Winner: A Tentative Youth Movement
Best New Artist is traditionally the most volatile and snakebitten Grammy category, a reliable and headache-inducing source of total chaos. But this year’s slate — Alessia Cara, Khalid, Julia Michaels, Lil Uzi Vert, and SZA — is generally agreeable, or at least there is no Meghan Trainor to louse things up. It’s enough that there’s no wrong answer here, though SZA is the rightest answer, in that her tough and dreamy and gently experimental R&B calls to mind Kendrick, Beyoncé, and Frank Ocean in equal measure. Frank, in particular, may never rejoin the Grammys fold. But here’s a quick way to make his influence felt.
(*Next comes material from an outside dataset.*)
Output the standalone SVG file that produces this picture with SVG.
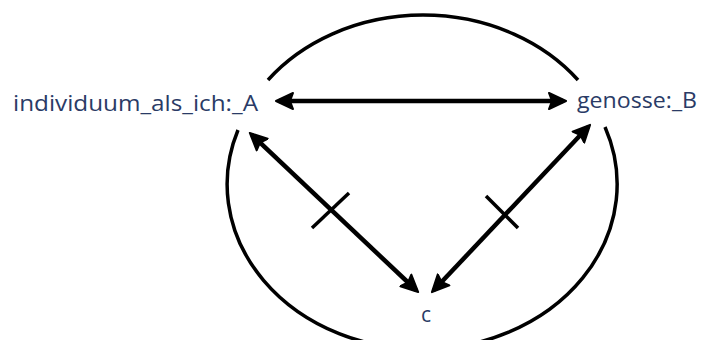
<svg xmlns="http://www.w3.org/2000/svg" width="702" height="340" viewBox="0 0 702 340">
  <style>
    .lbl { font-family: "Open Sans", "Noto Sans", sans-serif; font-size: 21px; fill: #2a3b66; }
    .ring { fill: none; stroke: #000; stroke-width: 3.5; }
    .edge { fill: none; stroke: #000; stroke-width: 4.5; marker-start: url(#head); marker-end: url(#head); }
    .tick { stroke: #000; stroke-width: 3.5; }
  </style>
  <defs>
    <marker id="head" viewBox="0 -10 20 20" markerUnits="userSpaceOnUse" markerWidth="20" markerHeight="20" refX="15" refY="0" orient="auto-start-reverse">
      <path d="M1,-8 L18,0 L1,8 L4,0 Z" fill="#000" stroke="#000" stroke-width="2" stroke-linejoin="round"/>
    </marker>
  </defs>
  <rect width="702" height="340" fill="#fff"/>
  <g id="ring">
    <path class="ring" d="M268,80 A195,165 0 0 1 578,80"/>
    <path class="ring" d="M238,130 A195,165 0 1 0 605,127"/>
  </g>
  <g id="connectors">
    <line class="edge" x1="279" y1="101" x2="563" y2="101"/>
    <line class="edge" x1="252" y1="135" x2="416" y2="290"/>
    <line class="edge" x1="434" y1="290" x2="588" y2="127"/>
    <line class="tick" x1="312" y1="228" x2="349" y2="193"/>
    <line class="tick" x1="486" y1="196" x2="518" y2="228"/>
  </g>
  <g id="node-a">
    <text class="lbl" x="13" y="111" textLength="245" lengthAdjust="spacingAndGlyphs">individuum_als_ich:_A</text>
  </g>
  <g id="node-b">
    <text class="lbl" x="577" y="108" textLength="120" lengthAdjust="spacingAndGlyphs">genosse:_B</text>
  </g>
  <g id="node-c">
    <text class="lbl" x="421" y="322">c</text>
  </g>
</svg>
Loser: “Rock” As a Thing Everyone Still Pretends to Care About
The notion that Rock Is Dead is, of course, debatable; the notion that Rock as the Grammys Understand It Is Dead is undeniable. No 2018 category quite matches the pure random insanity of last year’s confounding Best Rock Performance free-for-all, but this year, Best Rock Performance alone is a goofy brawl between the dearly departed (Leonard Cohen, Chris Cornell), the impossibly staid (Foo Fighters), and the near-anonymous (Kaleo and Nothing More, both names you may very well be hearing for the first time). For voters, the boldest move here might be to transcend genre entirely and start an unprecedented write-in campaign for Ed Sheeran.